Meet the newest addition to the Commodity Futures Trading Commission. If you’ve been reading Mother Jones recently, then you already know quite a bit about Scott O’Malia. Like the fact that he once worked as a top in-house lobbyist for an energy company, Mirant, that manipulated California’s market Enron-style. Or that, while on this company’s payroll, he lobbied against a bill to expand the CFTC’s authority to police derivatives. Or that the Senate Agriculture Committee, which reviewed his nomination, declined to ask him any specific questions about his pro-deregulation lobbying on not one but two occasions.

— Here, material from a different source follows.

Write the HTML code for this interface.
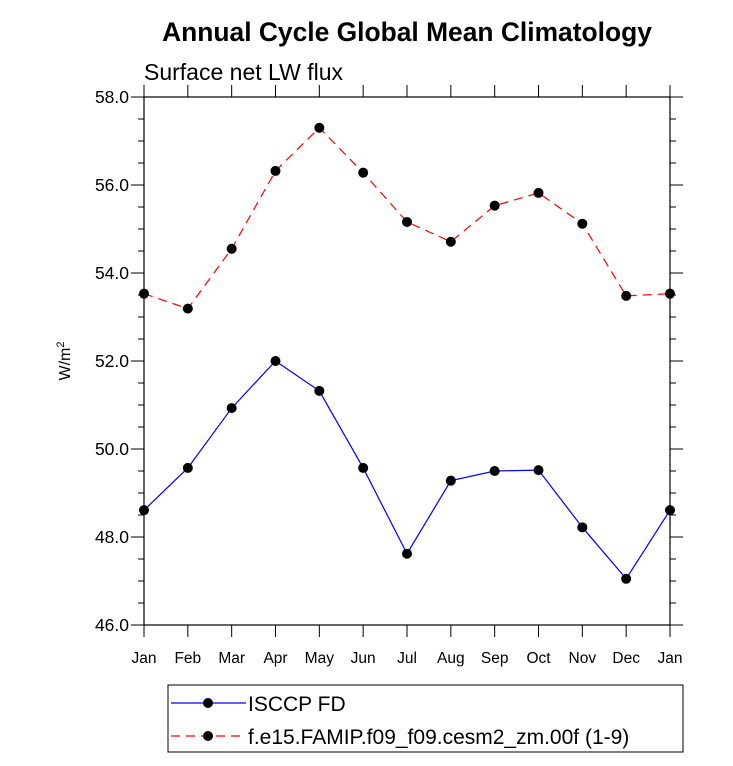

O’Malia and two other nominees were unanimously confirmed late Thursday. He will fill the seat vacated by Walter Lukken earlier this year, serving a five-year term that expires in April 2015. O’Malia’s tenure on the 5-member commission comes at a time when the Obama administration is pushing an ambitious financial reform overhaul, which, among other things, includes strengthening the historically toothless CFTC. During his recent confirmation hearing, O’Malia expressed [PDF] his commitment to bolstering oversight and said he would work to “ensure the CFTC uses all of its legal authorities to curb excessing speculation and prevent abusive trading practices, including fraud and manipulation.” Given his track record, there’s reason to be dubious. An energy analyst recently raised the theory that O’Malia’s nomination caused a rally in the oil market, with investors betting he’d reduce “the risk” the commission will take an aggressive stand on speculation.
It’s always possible that in the years following his stint at Mirant, O’Malia shifted his views on regulation and oversight. It’s possible that he’ll work to strengthen the rules his former company worked to undo. But if not, the Obama administration has succeeded in undermining its own agenda.